A similar quality touches one of the artist’s most renowned images, drawn from the same series documenting the women of the indigenous Zapotec town of Juchitán de Zaragoza in southern Mexico. “Our Lady of the Iguanas” — an image of a Zapotec stallholder balancing live iguanas on her head in a fantastic crown — is not merely powerfully odd, it is an emblem of female empowerment in a city where women dominate all aspects of society, from the economy to religious practice. So celebrated has Iturbide’s Iguana Lady become in Mexico that she has graced everything from road signs to mezcal labels.

A black-and-white photo of a woman with long hair and a long skirt, walking along a path with her back to the camera. There are fields in the distance
‘Angel Woman, Sonoran Desert’ (1979) © Collection Leticia and Stanislas Poniatowski

Apparently timeless, teeming with Catholic and pre-Hispanic religiosity, Iturbide’s work does not offer much sense of the tumultuous changes Mexico has witnessed in the past 50 years, still less its politics or yawning social divides. Yet in a country that has long been overrun by photographers from elsewhere searching for gritty social realism or images of the “exotic”, that might be a kind of political stance in itself. While some have accused her of being a tourist in her own country, portraying cultures very different from her own, this undervalues the seriousness of Iturbide’s approach. The picture of the figure with outstretched arms and a boombox, “Angel Woman” (1979), came from two months living with the Seri community in the Sonoran Desert in north-western Mexico. The Juchitán de las Mujeres project took a decade of repeated visits; at one point, Iturbide sold tomatoes in the local market to get to know its people better.

Two sections of the show represent sojourns in the US, equally serious attempts to reckon with difference. Between 1986 and 1989, she spent time with a Latino street gang called White Fence, based in Boyle Heights in East Los Angeles, trying to portray the lives of its members and their complex heritage and identity. “Rosario, Cristina y Liza, White Fence, East Los Angeles, 1986” portrays a trio of young women dressed in matching black jeans and white singlets, gesturing like they’re posing for an album cover — the very image of tough-girl swagger. But another portrait in the series shows one of those women, Rosario, in a more vulnerable light. She sits in the back of a car, looking disconcertingly girlish, fiddling with a bottle for her howling baby.

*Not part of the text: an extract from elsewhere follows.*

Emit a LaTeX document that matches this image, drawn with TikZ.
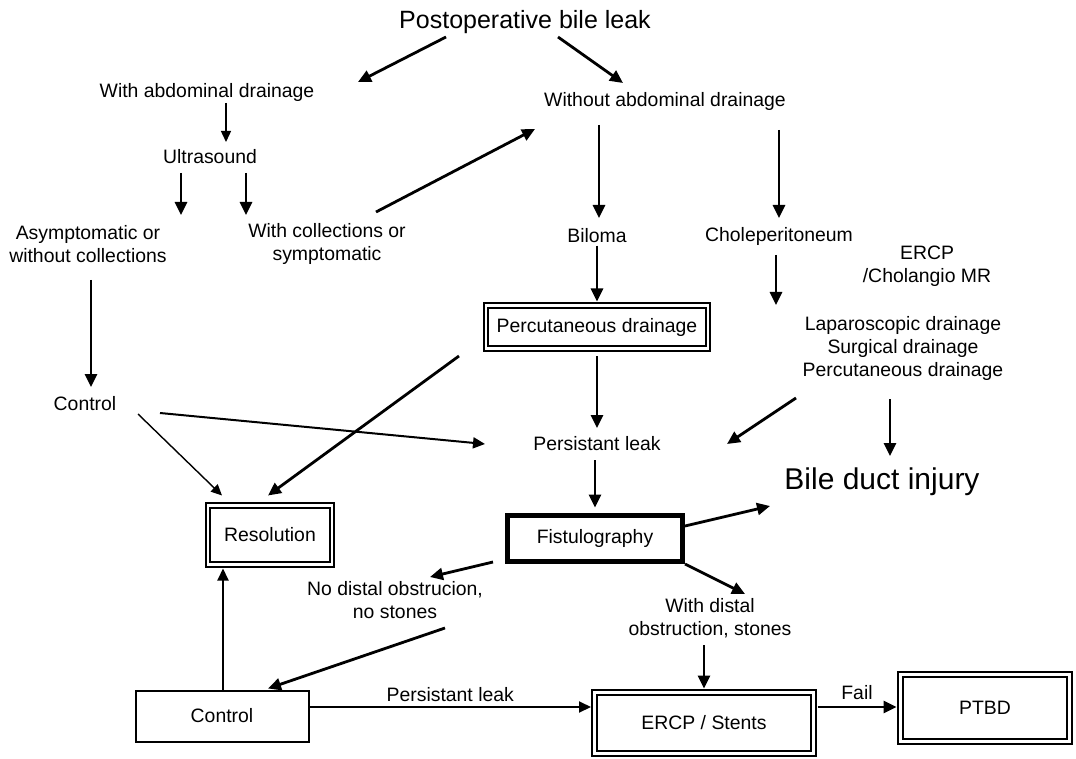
\documentclass[tikz,border=0pt]{standalone}
\usepackage{fontspec}
\setmainfont{Liberation Sans}
\usetikzlibrary{arrows.meta,positioning}

\begin{document}
\begin{tikzpicture}[x=0.5pt, y=-0.5pt,
    every node/.style={font=\fontsize{9.7}{11.5}\selectfont, align=center, inner sep=1pt},
    big/.style={font=\fontsize{12.5}{15}\selectfont},
    bigger/.style={font=\fontsize{15}{18}\selectfont},
    arr/.style={-{Triangle[length=6.5pt,width=6pt]}, line width=1.4pt},
    midarr/.style={-{Triangle[length=6pt,width=5.5pt]}, line width=1pt},
    thinarr/.style={-{Triangle[length=5.5pt,width=5pt]}, line width=0.7pt},
    dbox/.style={draw, double, line width=1pt, double distance=1.1pt, inner sep=0pt},
    sbox/.style={draw, line width=1pt, inner sep=0pt},
    heavybox/.style={draw, line width=2.5pt, inner sep=0pt}]

  \useasboundingbox (0,0) rectangle (1076,759);

  % first level
  \node (leak) [big] at (525,22) {Postoperative bile leak};
  \node (withdr) at (207,92) {With abdominal drainage};
  \node (withoutdr) at (665,101) {Without abdominal drainage};
  \node (ultra) at (210,157) {Ultrasound};
  \node (asym) at (88,244) {Asymptomatic or\\without collections};
  \node (withcoll) at (327,244) {With collections or\\symptomatic};
  \node (biloma) at (597,236) {Biloma};
  \node (chole) at (779,236) {Choleperitoneum};
  \node (ercpmr) at (927,266) {ERCP\\/Cholangio MR};
  \coordinate (choleend) at (776,305);

  % drainage and follow-up
  \node (perc) [dbox, minimum width=111pt, minimum height=21.5pt] at (597,327) {Percutaneous drainage};
  \node (lapdr) at (903,348) {Laparoscopic drainage\\Surgical drainage\\Percutaneous drainage};
  \node (ctrl) at (85,404) {Control};
  \node (persist) at (597,444) {Persistant leak};
  \node (bileinj) [bigger] at (882,482) {Bile duct injury};
  \node (resol) [dbox, minimum width=62pt, minimum height=29.5pt] at (270,535) {Resolution};
  \node (fisto) [heavybox, minimum width=87.5pt, minimum height=23pt] at (595,538) {Fistulography};

  % bottom row
  \node (nodist) at (395,600) {No distal obstrucion,\\no stones};
  \node (withdist) at (710,618) {With distal\\obstruction, stones};
  \node (ctrlbox) [sbox, minimum width=86.5pt, minimum height=25.5pt] at (222,716) {Control};
  \node (ercp) [dbox, minimum width=109.5pt, minimum height=30.5pt] at (704,723) {ERCP / Stents};
  \node (ptbd) [dbox, minimum width=84.5pt, minimum height=33.5pt] at (985,708) {PTBD};

  \draw[arr] ([shift={(-79,15)}]leak.center) -- ([shift={(151,-10)}]withdr.center);
  \draw[arr] ([shift={(33,15)}]leak.center) -- ([shift={(-42,-18)}]withoutdr.center);
  \draw[thinarr] ([shift={(19,11)}]withdr.center) -- ([shift={(16,-15)}]ultra.center);
  \draw[arr] ([shift={(-29,16)}]ultra.center) -- ([shift={(93,-29)}]asym.center);
  \draw[arr] ([shift={(36,16)}]ultra.center) -- ([shift={(-81,-29)}]withcoll.center);
  \draw[arr] ([shift={(49,-32)}]withcoll.center) -- ([shift={(-130,28)}]withoutdr.center);
  \draw[arr] ([shift={(-66,24)}]withoutdr.center) -- ([shift={(2,-18)}]biloma.center);
  \draw[arr] ([shift={(114,29)}]withoutdr.center) -- ([shift={(0,-18)}]chole.center);
  \draw[arr] ([shift={(3,36)}]asym.center) -- ([shift={(6,-17)}]ctrl.center);
  \draw[arr, shorten >=1.5pt] (biloma.south) -- (perc.north);
  \draw[arr] ([shift={(-3,19)}]chole.center) -- (choleend);
  \draw[arr] ([shift={(0,6.5)}]perc.south) -- ([shift={(0,-16)}]persist.center);
  \draw[arr] ([shift={(-26,6.5)}]perc.south west) -- ([shift={(-2,-9)}]resol.north);
  \draw[thinarr] ([shift={(53,10)}]ctrl.center) -- ([shift={(-48,-9)}]resol.north);
  \draw[midarr] ([shift={(75,9)}]ctrl.center) -- ([shift={(-112,0)}]persist.center);
  \draw[arr] ([shift={(-107,50)}]lapdr.center) -- ([shift={(130,0)}]persist.center);
  \draw[arr] ([shift={(-13,51)}]lapdr.center) -- ([shift={(8,-26)}]bileinj.center);
  \draw[arr, shorten >=2.5pt] ([shift={(-2,16)}]persist.center) -- (fisto.north);
  \draw[arr] ([shift={(90,-12)}]fisto.center) -- ([shift={(-112,24)}]bileinj.center);
  \draw[arr] ([shift={(-102,24)}]fisto.center) -- ([shift={(35,-23)}]nodist.center);
  \draw[arr] ([shift={(90,26)}]fisto.center) -- ([shift={(35,-24)}]withdist.center);
  \draw[arr] ([shift={(50,28)}]nodist.center) -- ([shift={(46,-1)}]ctrlbox.north);
  \draw[midarr] ([shift={(1,0)}]ctrlbox.north) -- ([shift={(-47,3)}]resol.south);
  \draw[midarr] ([shift={(0,-9)}]ctrlbox.east) -- ([shift={(-2.5,-16)}]ercp.west)
    node (pleak) [midway, above=1pt] {Persistant leak};
  \draw[arr] ([shift={(-6,27)}]withdist.center) -- ([shift={(0,-3)}]ercp.north);
  \draw[arr] ([shift={(3,-16)}]ercp.east) -- ([shift={(-3,-1)}]ptbd.west)
    node (fail) [midway, above=2pt] {Fail};
\end{tikzpicture}
\end{document}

A black-and-white photo of a field of cotton with a car, electricity pole and vacant billboard in the background
‘Flatlands’ (1999) © Private collection

A late-1990s road trip through the Deep South, from Memphis down to Clarksdale, Mississippi, yielded visions in a different key. Just off Highway 61, Iturbide found a house almost entirely swallowed by a suffocating blanket of bindweed, as if it is about to be sucked into hell. Iturbide shoots it dead-on; the picture speaks for itself. Elsewhere on the same journey, the artist crouched down low in a field of cotton to shoot a vacant billboard against a white-grey plane of sky; its very blankness seems emblematic. There is something enjoyably subversive in seeing a Mexican photographer turn her lens towards the US and finding only emptiness.

In recent years, Iturbide has retreated from making photographs of people altogether. Among the last images in the exhibition come works from a series, Naturata, made between 1996 and 2004 but only printed recently: medium-format studies of organ pipe cacti in the botanical gardens of Oaxaca City. Sometimes these mighty structures tower above us in architectural formations, thrusting up like fortresses or skyscrapers against a dark-tinted sky. Elsewhere, Iturbide moves her camera in close, reducing the plants to shadows and planes, spines and curves, an interplay of abstract forms.

A black-and-white photo of a cactus plant in a domed tent-type structure
‘Oaxaca Botanical Gardens ‘ (1998-99) © Private collection

The most intriguing of these last pictures depict cacti bandaged with newspaper in what seems to be a kind of botanical A&E — a way of protecting the plants during repotting? Of allowing them to heal? Some kind of transfiguration is happening, if only we could figure out what it was.